Clegg sees silver lining in referendum campaign

Nick Clegg accentuates the positive
Nick Clegg accentuates the positive

By Alex Stevenson

The alternative vote referendum has helped 'amplify' the differences between the coalition parties, Nick Clegg has claimed.

The deputy prime minister's comments come as the campaign, characterised by partisan threats and accusations which have destabilised the coalition, enters its final stages.

Two major rallies are taking place today which will see the 'yes' and 'no' camps reiterate their attacks against each other's credibility and underline the political nature of the campaigns.


Mr Clegg told the Today programme he had expected the argument - "perhaps naively with hindsight" - would not have been one "waged by politicians sitting in radio and television studios".

Instead it has seen the deputy prime minister singled out as a reason to vote 'no' because of his decisions to renege on promises made before the 2010 general election.

"If this referendum has dramatised or amplified the fact this coalition government is composed of different parties, and the Liberal Democrats are the progressive party in this arrangement, I don't think that's a bad thing in the long-run," Mr Clegg said.

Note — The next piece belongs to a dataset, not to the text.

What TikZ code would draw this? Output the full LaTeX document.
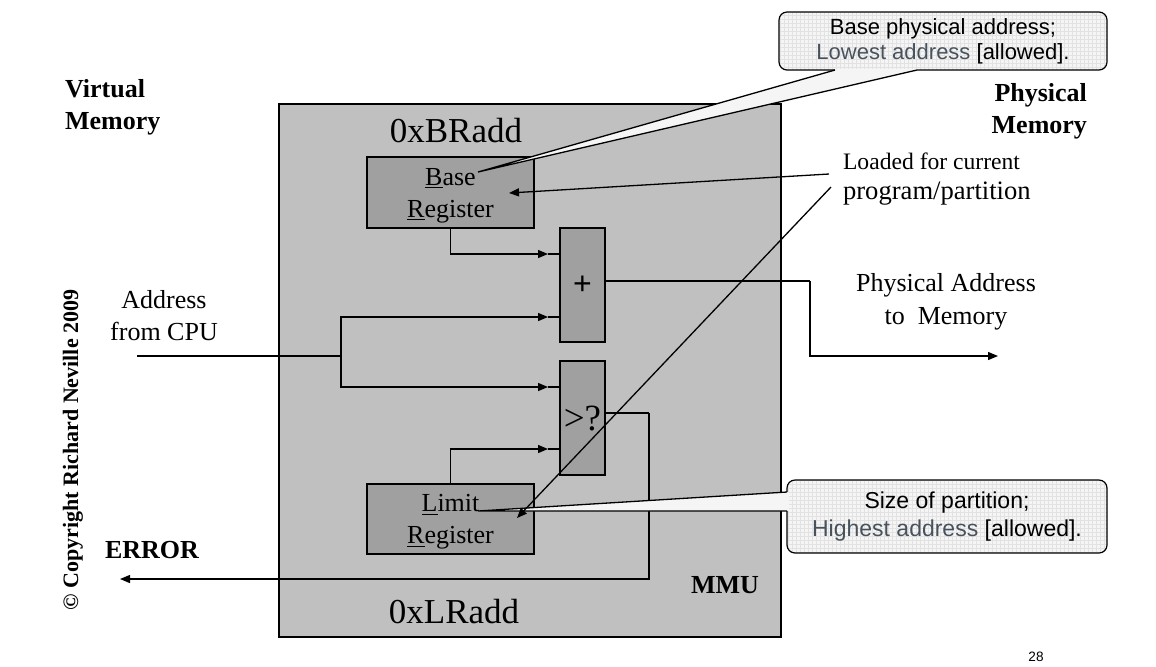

"The first phase of this coalition government, as we were taking really difficult decisions on the deficit and so on, required a collective discipline, but that over time inevitably the different character of these two parties would come out in the wash a bit more."

He suggested his Conservative party colleagues in government had sought to defend the current first-past-the-post system because they wanted to protect the system which benefits them the most.

"This is a party that has long believed in choice and competition in the economy and so forth," Mr Clegg added.

"I don't for the life of me understand why they now want to resist a simple change that would give people more choice."

Speaking on the same programme, prime minister David Cameron insisted he was "proud" of the Conservative 'no' campaign.

But he was careful to differentiate this from the wider 'no' campaign, which has faced accusations of outright lying from some quarters.

He said first-past-the-post was "simple", "fair" and "decisive", adding that "I believe it is fair for this reason: if you go to an alternative vote system you start counting some people's votes more than once".

The prime minister said the coalition government was functioning smoothly despite the tensions triggered by the alternative vote referendum.

"This was always going to be a difficult moment with the two parties on different sides of a referendum campaign," he said.

The emergency Cobra meeting taking place in the wake of Osama bin Laden's death demonstrated that Tories and the Lib Dems were able to continue working together "to keep the country safe from terrorism", however.

"We are being a very cohesive and strong government," Mr Cameron added.

Opinion polls suggest the prime minister is likely to emerge victorious after voting this Thursday.

Mr Clegg, who had backed proportional representation before the general election, hinted that another referendum could take place in a future parliament.

"This is not a stepping stone to perpetual Maoist revolution," he said.

"This is the choice we've got. It's the choice for this parliament during which this government is in power. What future parliaments do, of different parties perhaps, is entirely up to them."